I thanked him and went down the street to a flower shop.

The hustle and bustle inside along with its size indicated the importance of flowers in this community.  I waited patiently.  The owner was visibly busy with a barrage of orders and looked at me impatiently:

“Che cosa desiderate?”


I clumsily mixed Italian and Spanish. She smiled softly and started to wrap the two dozen yellow roses in clear cellophane paper.  It was an important day and I beamed with pride and anticipation.
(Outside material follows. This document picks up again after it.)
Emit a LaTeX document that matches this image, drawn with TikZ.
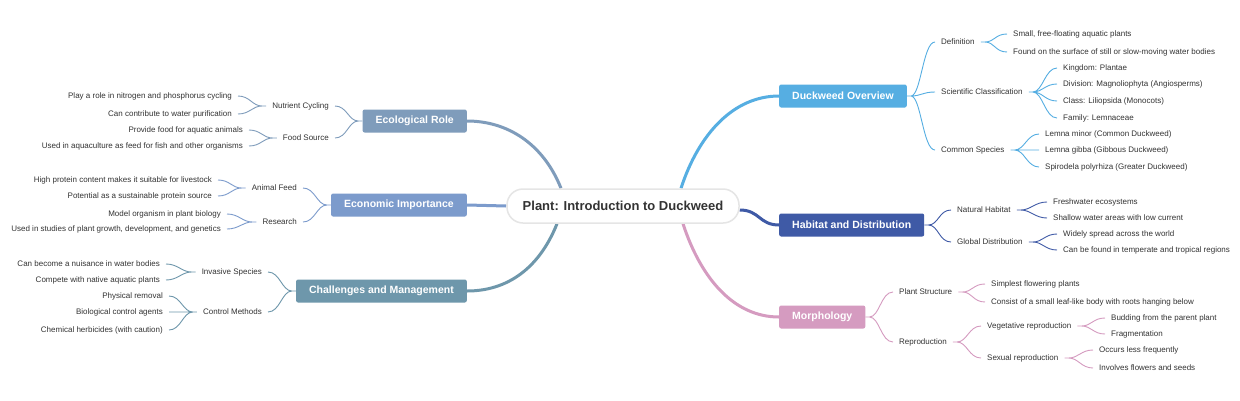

The old man came in and announced to the patrons in the boutique it was my wedding day.  Everyone cheered.  I knew no one, yet all the patrons embraced and kissed me.  It wasn’t the lackluster gentle kiss and light embrace either.  These were full hearty grabs and forceful kisses on either cheek.  I handed the shopkeeper some Lira, and she gave me change.  “Momento” She then told me.  She disappeared behind a curtain for a few moments and returned with a beautiful orchid corsage.

“For your beautiful wife.”

I proffered more money, and she refused.  “Gift.” Is all she would say and pushed me out the door to attend to her other patrons.  I hurried back down the street to the hotel, roses in one hand and fruit in the other while reflecting on the generosity afforded to me.

After I showered and dressed, my brother told me our father may be late.    The day before, when site seeing, my father fell and broke his arm.  The local paramedics quickly took him to the hospital to set and cast his arm.  They asked him to return to the hospital in La Spieza the next day for a check up.  My brother and I marveled that the local hospital completely took care of all his medical problems without asking once for payment or insurance cards. He even offered, and they only insisted he enjoy Tuscany.

It was time for me to go to city hall.  My hands slid into my coat pockets first checking for the ring, then the vows, then back to the ring.  My mother, brother, and sister offered their advice and reassurances, most of which floated around and out of my head.  Three thoughts alone occupied my thoughts: Ring, vows, and don’t trip.  My hands again and again verified the shape of the ring and the folds of the vows in my pocket.

I walked down the stairs focused intensely on the ring, vows, and not tripping.  Furrowed brow and lost in my focused obsession I exited the hotel.  My attention broke immediately.   A large group of the people packed the street in front of the hotel.  Cheers erupted. People clapped.  The old man, from earlier, hurried up to me and shook my hand again and cheered.  There was no announcement in the papers, but news in a small town travels quickly.  I saw the florist in crowd waving at me.  Moved beyond words at this outpouring of support for strangers in love, I stammered “Graci” over and over.

My words were lost amongst the boisterous chanting:

“Tante Agurui”

We did not want a big wedding.  We wanted something simple – a wedding that did not reflect the institution of Marriage, but the spirit of a union between two people.  The accommodations and staff at the Miramare were phenomenal. The wedding dinner they prepared, remains to this day, perhaps the best meal I have ever eaten.  However, the spirit, encouragement, and sense of community offered by this small Italian town to complete strangers were some of the greatest surprises of the ceremony.  They cheered us as we entered city hall and lined the streets cheering as we took a carriage ride along the promenade and up to the scenic overlook.  Their generosity and kinship provided the perfect beginning for the journey Sharleen and I started that day.